Kasus korupsi dunia pendidikan yang disidik Kejati DKI Jakarta hanya sedikit dari sekian banyak kasus korups yang terjadi di Kementerian Pendidikan dan Kebudayaan. Indonesia Corruption Watch (ICW) mencatat, sepanjang tahun 2006-2015 terdapat 425 kasus korupsi pendidikan yang melibatkan 618 pelaku. Staf investigasi ICW Wana Alamsyah menyampaikan, modus utama yang sering digunakan dalam kasus-kasus korupsi bidang pendidikan adalah penggelapan hingga mencapai 132 kasus dengan kerugian negara mencapai Rp518,7 miliar.

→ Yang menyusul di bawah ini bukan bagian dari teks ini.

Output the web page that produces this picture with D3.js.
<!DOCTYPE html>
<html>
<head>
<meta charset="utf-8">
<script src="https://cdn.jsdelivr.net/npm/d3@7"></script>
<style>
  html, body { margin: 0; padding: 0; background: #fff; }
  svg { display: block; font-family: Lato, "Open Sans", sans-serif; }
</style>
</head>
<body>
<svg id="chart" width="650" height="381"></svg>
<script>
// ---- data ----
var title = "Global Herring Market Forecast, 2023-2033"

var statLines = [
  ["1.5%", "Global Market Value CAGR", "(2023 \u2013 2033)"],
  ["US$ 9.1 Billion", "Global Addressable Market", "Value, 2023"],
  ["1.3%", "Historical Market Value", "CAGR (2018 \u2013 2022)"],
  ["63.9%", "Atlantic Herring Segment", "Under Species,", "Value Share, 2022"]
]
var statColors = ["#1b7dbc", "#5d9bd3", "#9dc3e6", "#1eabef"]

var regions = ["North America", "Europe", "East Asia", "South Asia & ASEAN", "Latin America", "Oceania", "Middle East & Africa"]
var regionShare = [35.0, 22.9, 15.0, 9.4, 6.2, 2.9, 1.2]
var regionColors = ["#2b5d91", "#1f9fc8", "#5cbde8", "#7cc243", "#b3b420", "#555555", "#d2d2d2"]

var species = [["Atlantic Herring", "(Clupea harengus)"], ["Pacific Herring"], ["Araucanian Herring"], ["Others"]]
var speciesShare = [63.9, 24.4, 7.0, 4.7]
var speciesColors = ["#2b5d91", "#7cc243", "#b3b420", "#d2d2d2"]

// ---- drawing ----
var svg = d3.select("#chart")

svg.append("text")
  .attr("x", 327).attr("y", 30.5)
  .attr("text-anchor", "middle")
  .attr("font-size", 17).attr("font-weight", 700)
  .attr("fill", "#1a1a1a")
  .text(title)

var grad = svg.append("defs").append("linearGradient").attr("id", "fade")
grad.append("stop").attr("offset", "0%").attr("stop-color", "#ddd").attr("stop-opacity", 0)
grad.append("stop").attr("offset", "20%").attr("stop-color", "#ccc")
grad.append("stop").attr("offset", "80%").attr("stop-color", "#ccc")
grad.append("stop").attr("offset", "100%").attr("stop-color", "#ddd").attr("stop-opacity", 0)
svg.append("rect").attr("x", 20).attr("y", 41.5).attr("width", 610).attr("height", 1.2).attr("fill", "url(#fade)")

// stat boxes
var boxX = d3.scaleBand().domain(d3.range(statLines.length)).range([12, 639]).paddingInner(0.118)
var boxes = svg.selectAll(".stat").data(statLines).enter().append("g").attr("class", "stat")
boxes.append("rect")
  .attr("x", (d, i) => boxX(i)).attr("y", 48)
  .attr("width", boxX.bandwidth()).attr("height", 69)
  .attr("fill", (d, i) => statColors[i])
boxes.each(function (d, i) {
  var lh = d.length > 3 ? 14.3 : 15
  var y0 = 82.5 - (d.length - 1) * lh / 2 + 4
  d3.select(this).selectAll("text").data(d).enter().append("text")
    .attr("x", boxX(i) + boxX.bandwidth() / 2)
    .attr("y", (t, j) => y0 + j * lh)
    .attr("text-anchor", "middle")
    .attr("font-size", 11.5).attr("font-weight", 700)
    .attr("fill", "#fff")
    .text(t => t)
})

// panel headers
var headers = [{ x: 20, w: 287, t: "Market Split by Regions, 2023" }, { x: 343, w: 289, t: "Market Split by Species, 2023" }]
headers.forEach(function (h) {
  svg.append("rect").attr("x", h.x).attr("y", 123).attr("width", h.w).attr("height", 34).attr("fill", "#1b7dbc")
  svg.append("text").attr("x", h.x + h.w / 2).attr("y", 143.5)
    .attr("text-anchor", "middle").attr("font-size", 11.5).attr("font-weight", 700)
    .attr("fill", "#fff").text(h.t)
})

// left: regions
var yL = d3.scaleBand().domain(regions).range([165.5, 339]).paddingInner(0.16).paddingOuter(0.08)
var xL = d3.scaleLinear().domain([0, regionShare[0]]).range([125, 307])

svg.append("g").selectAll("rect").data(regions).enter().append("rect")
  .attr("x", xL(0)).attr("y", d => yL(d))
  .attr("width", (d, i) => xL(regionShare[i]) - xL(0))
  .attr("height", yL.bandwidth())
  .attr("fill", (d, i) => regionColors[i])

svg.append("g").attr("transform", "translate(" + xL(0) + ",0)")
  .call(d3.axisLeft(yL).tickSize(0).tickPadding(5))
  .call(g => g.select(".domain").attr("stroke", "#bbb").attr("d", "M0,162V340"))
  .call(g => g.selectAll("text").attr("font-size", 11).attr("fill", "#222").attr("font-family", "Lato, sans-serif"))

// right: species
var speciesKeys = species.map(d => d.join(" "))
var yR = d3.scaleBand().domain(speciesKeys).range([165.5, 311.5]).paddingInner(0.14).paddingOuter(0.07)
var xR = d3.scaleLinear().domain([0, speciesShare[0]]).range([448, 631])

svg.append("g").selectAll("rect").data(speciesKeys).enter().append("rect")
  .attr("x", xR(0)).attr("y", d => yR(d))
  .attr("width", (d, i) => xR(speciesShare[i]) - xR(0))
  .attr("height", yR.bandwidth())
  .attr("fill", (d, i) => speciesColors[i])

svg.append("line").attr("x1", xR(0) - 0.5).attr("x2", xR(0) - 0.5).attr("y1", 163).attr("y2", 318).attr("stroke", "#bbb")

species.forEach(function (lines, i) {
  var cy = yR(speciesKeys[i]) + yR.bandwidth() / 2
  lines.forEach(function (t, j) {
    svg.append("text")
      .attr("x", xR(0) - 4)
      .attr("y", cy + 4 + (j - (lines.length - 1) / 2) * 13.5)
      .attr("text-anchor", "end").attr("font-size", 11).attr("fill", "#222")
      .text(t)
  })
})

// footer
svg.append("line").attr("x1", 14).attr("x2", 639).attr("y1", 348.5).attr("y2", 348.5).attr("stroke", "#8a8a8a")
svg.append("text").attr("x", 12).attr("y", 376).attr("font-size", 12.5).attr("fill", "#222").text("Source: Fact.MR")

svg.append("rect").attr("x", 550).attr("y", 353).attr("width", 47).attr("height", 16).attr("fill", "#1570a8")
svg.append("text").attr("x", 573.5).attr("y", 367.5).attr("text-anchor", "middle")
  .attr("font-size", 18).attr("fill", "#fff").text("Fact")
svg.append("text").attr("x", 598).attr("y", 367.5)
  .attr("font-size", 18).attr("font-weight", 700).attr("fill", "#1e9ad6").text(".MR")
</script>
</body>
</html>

Kasus terbanyak berikutnya adalah penggelembungan atau mark up yaitu mencapai 110 kasus korupsi dengan nilai kerugian negara sebesar Rp448 miliar. Sementara untuk kasus terbanyak berikutnya adalah suap untuk mendapatkan proyek di lingkungan pendidikan yang mencapai sebesar Rp55 miliar.

Untuk jenis dana yang paling sering dikorupsi adalah jenis dana non-pengadaan barang dan jasa (PBJ) yang biasanya untuk operasional sekolah seperti dana BOS sebanyak 247 kasus dengan kerugian negara Rp466 miliar atau sekitar 34 persen dari total kerugian negara.

"Hal yang menarik adalah dana PBJ (DAK, sarana prasarana, infrastruktur sekolah dan buku) yang tercatat sebanyak 178 kasus dan menimbulkan kerugian negara sebesar Rp903,1 miliar atau 65,9 persen dari total kerugian negara. Artinya bahwa PBJ perlu diawasi secara lebih serius dalam hal proses pengadaan dari awal hingga akhir," kata Wana dalam rilisnya beberapa waktu lalu.